Nuclear physics has always caught my interest, particularly nuclear fusion. Sad to say, the Five College Consortium doesn't offer many courses in this area. This is one of the sciences, in my opinion, that can advance the future technological revolution. Despite my limited knowledge of sociology, I believe that many societal issues, including hunger, warfare, and poverty, can only be resolved if there are sufficient unrestricted resources, which nuclear fusion can offer. For a sustainable future, we also need to produce dependable renewable energy, and I believe that's fusion.
As a student with many passions, I am interested in many things outside physics.
AI music composition has always been one of the technologies I wanted to implement.
Being a music producer who writes code, after performing with live coding (using code as an instrument), the idea of having an AI composer perform with me took shape in my mind.

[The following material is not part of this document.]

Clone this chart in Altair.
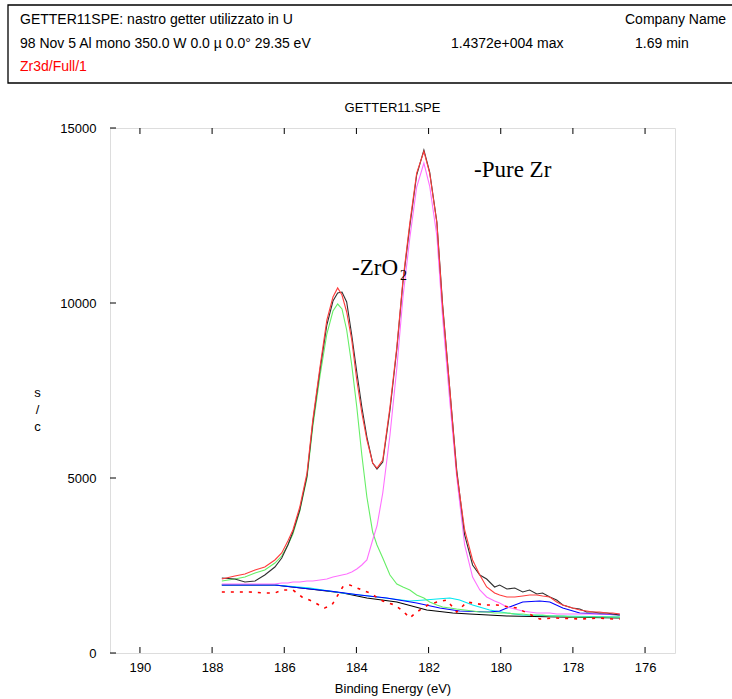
import altair as alt
import pandas as pd

# ---------------- data ----------------
E_MAIN = [187.73, 187.37, 187.09, 186.81, 186.54, 186.26, 186.07, 185.90, 185.76, 185.57,
          185.37, 185.21, 185.01, 184.82, 184.65, 184.52, 184.40, 184.27, 184.13, 183.99,
          183.85, 183.71, 183.55, 183.43, 183.27, 183.07, 182.88, 182.71, 182.52, 182.33,
          182.13, 181.97, 181.77, 181.61, 181.41, 181.22, 181.00, 180.78, 180.58, 180.39,
          180.17, 180.03, 179.83, 179.61, 179.39, 179.20, 179.00, 178.84, 178.64, 178.45,
          178.28, 178.01, 177.81, 177.62, 177.45, 177.26, 177.06, 176.90, 176.70]

RAW = [2143, 2114, 2029, 2057, 2229, 2457, 2714, 3086, 3457, 4086,
       5057, 6571, 8086, 9371, 10057, 10286, 10314, 10029, 9086, 8029,
       7029, 6171, 5429, 5257, 5457, 6943, 8686, 10600, 12200, 13657,
       14372, 13743, 12314, 9943, 7514, 5229, 3371, 2514, 2229, 2114,
       1886, 1943, 1829, 1857, 1743, 1800, 1686, 1714, 1600, 1514,
       1371, 1286, 1257, 1171, 1171, 1143, 1143, 1114, 1086]

FIT = [2114, 2200, 2257, 2371, 2457, 2657, 2857, 3200, 3514, 4171,
       5143, 6657, 8171, 9514, 10171, 10429, 10228, 9743, 8943, 7800,
       6857, 6086, 5429, 5286, 5514, 7029, 8743, 10657, 12286, 13714,
       14330, 13714, 12286, 9886, 7514, 5143, 3514, 2657, 2229, 1886,
       1714, 1657, 1600, 1600, 1629, 1657, 1657, 1629, 1600, 1457,
       1371, 1286, 1229, 1200, 1171, 1171, 1143, 1143, 1114]

ZRO2 = [2057, 2114, 2171, 2286, 2371, 2571, 2771, 3086, 3400, 4057,
        5000, 6457, 7914, 9114, 9771, 9971, 9829, 9229, 8229, 7029,
        5657, 4457, 3457, 3086, 2714, 2229, 1971, 1886, 1800, 1657,
        1571, 1457, 1371, 1314, 1286, 1257, 1229, 1200, 1171, 1171,
        1143, 1143, 1143, 1114, 1114, 1086, 1086, 1086, 1057, 1057,
        1057, 1029, 1029, 1029, 1029, 1029, 1029, 1029, 1029]

ZR = [1971, 1971, 1971, 1971, 1971, 1971, 2000, 2000, 2029, 2029,
      2057, 2057, 2086, 2114, 2171, 2200, 2229, 2257, 2314, 2400,
      2514, 2657, 3229, 3629, 4571, 6229, 8143, 10171, 11857, 13314,
      14000, 13343, 11914, 9571, 7171, 5029, 3086, 2171, 1800, 1600,
      1486, 1429, 1314, 1257, 1200, 1171, 1143, 1143, 1143, 1114,
      1114, 1114, 1114, 1114, 1114, 1114, 1114, 1114, 1114]

E_BASE = [187.73, 186.26, 185.29, 184.38, 183.71, 182.88, 182.05, 181.33, 180.86, 179.83,
          178.37, 176.70]
BASE = [1943, 1943, 1829, 1714, 1571, 1457, 1229, 1143, 1114, 1057, 1029, 1000]

E_CYAN = [187.73, 186.26, 185.29, 184.38, 183.43, 182.52, 182.11, 181.77, 181.41, 181.14,
          180.78, 180.31, 179.83, 179.39, 178.37, 176.70]
CYAN = [1943, 1943, 1857, 1714, 1600, 1486, 1514, 1543, 1571, 1514,
        1371, 1229, 1143, 1086, 1057, 1029]

E_BLUE = [187.73, 186.26, 185.29, 184.74, 183.91, 183.16, 182.33, 181.69, 181.14, 180.31,
          180.03, 179.83, 179.61, 179.39, 178.92, 178.64, 178.28, 177.81, 177.26, 176.70]
BLUE = [1943, 1943, 1829, 1771, 1657, 1571, 1429, 1286, 1200, 1171,
        1200, 1286, 1371, 1457, 1486, 1457, 1286, 1143, 1114, 1086]

E_RESID = [187.73, 187.37, 186.95, 186.54, 186.26, 186.07, 185.76, 185.51, 185.24, 184.88,
           184.68, 184.38, 184.18, 183.85, 183.63, 183.27, 182.94, 182.71, 182.52, 182.33,
           182.02, 181.77, 181.50, 181.22, 180.94, 180.44, 180.11, 179.56, 178.92, 178.50,
           177.81, 177.26, 176.90, 176.70]
RESID = [1743, 1743, 1743, 1714, 1714, 1800, 1800, 1600, 1486, 1286,
         1371, 1886, 1943, 1800, 1714, 1486, 1371, 1200, 1000, 1171,
         1371, 1457, 1514, 1171, 1457, 1371, 1371, 1286, 971, 1000,
         971, 1000, 971, 971]

X_TICKS = [190, 188, 186, 184, 182, 180, 178, 176]
Y_TICKS = [0, 5000, 10000, 15000]

SERIES = ["base", "cyan", "blue", "zro2", "zr", "raw", "fit"]
COLORS = ["#000000", "#00e8f0", "#0000ff", "#66ee66", "#ff70ff", "#303030", "#ff3c3c"]

TITLE = "GETTER11.SPE"
HEADER_1 = "GETTER11SPE: nastro getter utilizzato in U"
HEADER_2 = "98 Nov 5  Al mono 350.0 W  0.0 \u00b5  0.0\u00b0  29.35 eV"
HEADER_MAX = "1.4372e+004 max"
HEADER_MIN = "1.69 min"
HEADER_CO = "Company Name"
HEADER_3 = "Zr3d/Full/1"

# ---------------- tables ----------------
rows = []
for name, es, vs in [("base", E_BASE, BASE), ("cyan", E_CYAN, CYAN), ("blue", E_BLUE, BLUE),
                     ("zro2", E_MAIN, ZRO2), ("zr", E_MAIN, ZR), ("raw", E_MAIN, RAW),
                     ("fit", E_MAIN, FIT)]:
    for e, v in zip(es, vs):
        rows.append({"series": name, "order": SERIES.index(name), "e": e, "c": v})
df = pd.DataFrame(rows)
resid = pd.DataFrame({"e": E_RESID, "c": RESID})
xt = pd.DataFrame({"t": X_TICKS})
yt = pd.DataFrame({"t": Y_TICKS})

FONT = "Liberation Sans"
W, H = 565, 525

xscale = alt.Scale(domain=[190.83, 175.17], nice=False, zero=False)
yscale = alt.Scale(domain=[0, 15000], nice=False)

xaxis = alt.Axis(values=X_TICKS, tickSize=0, domain=False, grid=False, labelPadding=8,
                 labelFontSize=13, labelFont=FONT, labelColor="#000",
                 title="Binding Energy (eV)", titleFont=FONT, titleFontSize=13,
                 titleFontWeight="normal", titleColor="#000", titleBaseline="middle",
                 titleY=35)
yaxis = alt.Axis(values=Y_TICKS, format="d", tickSize=0, domain=False, grid=False,
                 labelPadding=14, labelFontSize=13, labelFont=FONT, labelColor="#000",
                 title=["s", "/", "c"], titleAngle=0, titleAlign="center",
                 titleBaseline="middle", titleX=-73, titleY=264, titleLineHeight=17,
                 titleFont=FONT, titleFontSize=13, titleFontWeight="normal", titleColor="#000")

lines = alt.Chart(df).mark_line(strokeWidth=1.1, interpolate="linear").encode(
    x=alt.X("e:Q", scale=xscale, axis=xaxis),
    y=alt.Y("c:Q", scale=yscale, axis=yaxis),
    color=alt.Color("series:N", scale=alt.Scale(domain=SERIES, range=COLORS), legend=None),
    detail="series:N",
    order=alt.Order("e:Q"),
)

resid_line = alt.Chart(resid).mark_line(color="#ff0000", strokeWidth=1.6,
                                        strokeDash=[3, 6]).encode(
    x=alt.X("e:Q", scale=xscale), y=alt.Y("c:Q", scale=yscale)
)

xt_bot = alt.Chart(xt).mark_rule(color="black", strokeWidth=1).encode(
    x=alt.X("t:Q", scale=xscale), y=alt.value(H), y2=alt.value(H - 6))
xt_top = alt.Chart(xt).mark_rule(color="black", strokeWidth=1).encode(
    x=alt.X("t:Q", scale=xscale), y=alt.value(0), y2=alt.value(6))
yt_left = alt.Chart(yt).mark_rule(color="black", strokeWidth=1).encode(
    y=alt.Y("t:Q", scale=yscale), x=alt.value(0), x2=alt.value(6))

one = pd.DataFrame({"k": [0]})

box = alt.Chart(one).mark_rect(fillOpacity=0, stroke="black", strokeWidth=1.3).encode(
    x=alt.value(-102), x2=alt.value(640), y=alt.value(-123), y2=alt.value(-45))


def htext(txt, x, y, color="black", size=14, align="left"):
    return alt.Chart(one).mark_text(align=align, baseline="middle", font=FONT,
                                    fontSize=size, color=color).encode(
        x=alt.value(x), y=alt.value(y), text=alt.value(txt))


header = [
    htext(HEADER_1, -90, -108),
    htext(HEADER_CO, 515, -108),
    htext(HEADER_2, -90, -84),
    htext(HEADER_MAX, 341, -84),
    htext(HEADER_MIN, 525, -84),
    htext(HEADER_3, -90, -61, color="#ff0000"),
    htext(TITLE, W / 2, -20, size=13, align="center"),
]

ann = pd.DataFrame({"e": [180.74, 184.12], "c": [13600, 10800],
                    "label": ["-Pure Zr", "-ZrO"]})
ann_text = alt.Chart(ann).mark_text(align="left", baseline="alphabetic",
                                    font="Liberation Serif", fontSize=23,
                                    color="black").encode(
    x=alt.X("e:Q", scale=xscale), y=alt.Y("c:Q", scale=yscale), text="label:N")

sub = pd.DataFrame({"e": [182.79], "c": [10650], "label": ["2"]})
sub_text = alt.Chart(sub).mark_text(align="left", baseline="alphabetic",
                                    font="Liberation Serif", fontSize=14,
                                    color="black").encode(
    x=alt.X("e:Q", scale=xscale), y=alt.Y("c:Q", scale=yscale), text="label:N")

chart = alt.layer(
    lines, resid_line, xt_bot, xt_top, yt_left, ann_text, sub_text, box, *header
).properties(
    width=W, height=H,
    autosize=alt.AutoSizeParams(type="none"),
    padding={"left": 110, "top": 128, "right": 57, "bottom": 46},
).configure_view(
    stroke="black", strokeWidth=1.2
).configure(background="white")

chart.save("out.html", embed_options={"renderer": "svg", "actions": False})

My first implementation was using the Markov Decision Process, but the result wasn't good enough. So far, my friend and I have tried evolutionary programming and variational autoencoder, but the outcomes weren't satisfactory.
Besides, the most current working AI music composer only implements the melody, not the color or texture.
As I know analog synthesizers very well, I want to use that part of physics knowledge -- wave, to let the AI composer involve in the stage of sound design.
I am very interested in group theory in nature.
In classical harmony, we can use group theory to describe all the key changes, the circle of the fifth (fourth), the chord progressions, or counterparts.
But so far, there isn't a good group theory description of jazz harmony.
I would love to try to "mathematicalize" the contemporary jazz harmony theory.